Подобраться к рогозу непросто: приходится выдержать целую схватку с трясиной. Уже пожалел, что, раздеваясь, не снял и трусы, придётся теперь их сушить. Но вот наконец ухватился за крепкий, прогонистый стебель рогоза и потянул его на себя. Из ржавой воды с чмоканьем вылезло узловатое корневище. Оно всё в буграх и наростах, в свисающих слизистых нитях, в болотных червях и личинках стрекоз. Да, экземпляр мне попался отменный: он толщиной почти в руку, и погонного метра вполне бы хватило на суп. Но его сложно чистить: поди-ка отмой-отскобли эту липкую грязь да срежь все наросты и корки. Мы поступаем проще: берём только почки, что спрятались в пазухах корневища. По виду они напоминают чесночные гладкие дольки; двух-трёх горстей таких почек вполне хватит на ужин для двоих.

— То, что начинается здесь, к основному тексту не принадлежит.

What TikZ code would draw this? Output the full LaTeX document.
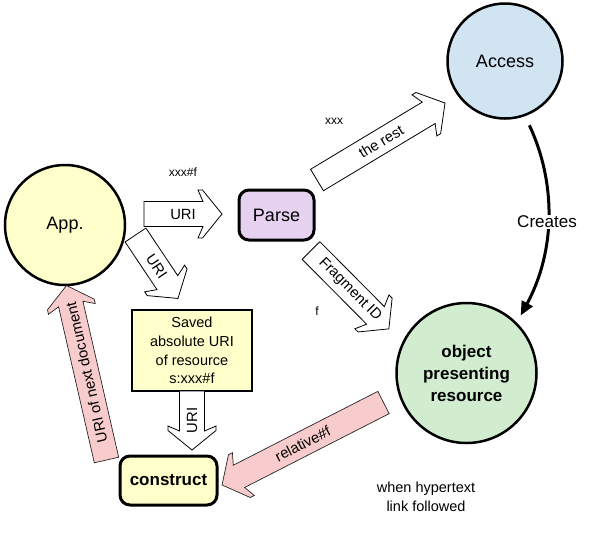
\documentclass[tikz,border=0pt]{standalone}
\usepackage{fontspec}
\setmainfont{Liberation Sans}
\usetikzlibrary{arrows.meta,calc}
\definecolor{accessblue}{RGB}{208,228,242}
\definecolor{appyellow}{RGB}{255,255,204}
\definecolor{parselav}{RGB}{230,210,240}
\definecolor{objgreen}{RGB}{210,236,208}
\definecolor{pinkarrow}{RGB}{248,204,204}
\tikzset{
  bigcircle/.style={circle, draw, line width=2.5pt, inner sep=0pt, align=center},
  roundbox/.style={rectangle, rounded corners=10pt, draw, line width=3pt, inner sep=2pt},
  whiteblock/.style={draw=black, line width=0.8pt, fill=white, line join=miter},
  pinkblock/.style={draw=black!85, line width=0.7pt, fill=pinkarrow, line join=miter},
  arrowtext/.style={font=\fontsize{14.8}{16}\selectfont, inner sep=0pt},
  bigtext/.style={font=\fontsize{18}{21}\selectfont},
  boldtext/.style={font=\fontsize{17}{22}\selectfont\bfseries},
  note/.style={font=\fontsize{12}{14}\selectfont, inner sep=0pt},
  midnote/.style={font=\fontsize{14.5}{19}\selectfont, inner sep=0pt, align=center},
  createsline/.style={line width=3pt, -{Triangle[length=14pt,width=12pt]}, shorten <=10pt, shorten >=8pt},
}
% block arrow: #1 style, #2 tail, #3 tip, #4 text rotation offset, #5 text
\newcommand\blockarrow[5]{%
  \pgfpointanchor{#2}{center}\pgfgetlastxy\bax\bay
  \pgfpointanchor{#3}{center}\pgfgetlastxy\bbx\bby
  \pgfmathsetmacro\baang{atan2((\bby)-(\bay),(\bbx)-(\bax))}%
  \pgfmathsetmacro\balen{veclen((\bbx)-(\bax),(\bby)-(\bay))}%
  \pgfmathsetmacro\batxt{\baang+#4}%
  \begin{scope}[shift={(#2)},rotate=\baang]
    \draw[#1] (0pt,-12.5pt) -- ({\balen pt-19pt},-12.5pt) -- ({\balen pt-24pt},-24pt)
      -- ({\balen pt-19.5pt},-24pt) -- (\balen pt,0pt) -- ({\balen pt-19.5pt},24pt)
      -- ({\balen pt-24pt},24pt) -- ({\balen pt-19pt},12.5pt) -- (0pt,12.5pt) -- cycle;
    \node[arrowtext,rotate=\batxt] at ({0.5*\balen pt},0pt) {#5};
  \end{scope}}

\begin{document}
\begin{tikzpicture}[x=1pt,y=-1pt]
\useasboundingbox (0,0) rectangle (594,542);

% main nodes
\node[bigcircle, fill=accessblue, minimum size=115pt, bigtext] (access) at (505,61) {Access};
\node[bigcircle, fill=appyellow, minimum size=120pt, bigtext] (app) at (65,225) {App.};
\node[bigcircle, fill=objgreen, minimum size=140pt, boldtext] (object) at (466.5,373) {object\\presenting\\resource};
\node[roundbox, fill=parselav, minimum width=75pt, minimum height=50pt, bigtext] (parse) at (276.5,215) {Parse};
\node[roundbox, fill=appyellow, minimum width=97pt, minimum height=49pt, boldtext] (construct) at (168.5,480.5) {construct};
\node[rectangle, draw, line width=2pt, fill=appyellow, minimum width=120pt, minimum height=81pt,
      align=center, font=\fontsize{14.5}{18.7}\selectfont, inner sep=1pt] (saved) at (192,350.5)
      {Saved\\absolute URI\\of resource\\s:xxx\#f};

% arrow end points
\coordinate (u1s) at (144,214);   \coordinate (u1e) at (222,214);
\coordinate (u2s) at (135.5,235); \coordinate (u2e) at (178,298.5);
\coordinate (rts) at (317,180);   \coordinate (rte) at (445,103);
\coordinate (fis) at (311,250.5); \coordinate (fie) at (389,329);
\coordinate (u3s) at (192,391);   \coordinate (u3e) at (192,450);
\coordinate (nds) at (106.5,460); \coordinate (nde) at (66.5,285.5);
\coordinate (rls) at (383.5,402.5); \coordinate (rle) at (222,485);

% block arrows
\blockarrow{whiteblock}{u1s}{u1e}{0}{URI}
\blockarrow{whiteblock}{u2s}{u2e}{0}{URI}
\blockarrow{whiteblock}{rts}{rte}{0}{the rest}
\blockarrow{whiteblock}{fis}{fie}{0}{Fragment ID}
\blockarrow{whiteblock}{u3s}{u3e}{180}{URI}
\blockarrow{pinkblock}{nds}{nde}{0}{URI of next document}
\blockarrow{pinkblock}{rls}{rle}{180}{relative\#f}

% creates arrow
\draw[createsline] (access.290) .. controls (556,182) and (556,250) .. (object.45);
\node[fill=white, inner sep=1pt, font=\fontsize{17}{20}\selectfont] (creates) at (547,222) {Creates};

% notes
\node[note] (nxxx) at (334,121) {xxx};
\node[note] (nxxxf) at (183,172) {xxx\#f};
\node[note] (nf) at (317,311) {f};
\node[midnote] (when) at (426,496.5) {when hypertext\\link followed};
\end{tikzpicture}
\end{document}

Я минут уже десять копаюсь в болоте: вытаскиваю, одно за другим, корневища, рассматриваю их и отламываю сочно хрустящие почки, удивляясь их гладкости, белизне, чистоте, пока не наполняю ими карман «брезентухи». «Пожалуй, хватит», — думаю я — и вдруг удивляюсь тому, что мне вовсе не хочется вылезать из болота, в которое так не хотелось недавно входить. Я привык-притерпелся и к хлюпанью этой вот жижи, которая больше не кажется мне ледяной, и к податливой вязкости торфа, и даже к сернистому запаху донного газа, который щекочет мне ноги. Я вошёл в этот мир, почти принял его — как и он почти принял меня, — и даже болотные птахи перестали меня опасаться. Вот воробей — и откуда он взялся в болоте? — присел на согнувшийся стебель рогоза и начал азартно трепать его рыжий цилиндр, так, что пух полетел над трясиной. Вот пёстрый дятел припал к сухой ели, торчащей из топи, и выдал весёлую дробь. А ворон, огромный и угольно-чёрный, пролетел надо мною так низко, что я ощутил колыхание воздуха от его тугих взмахов.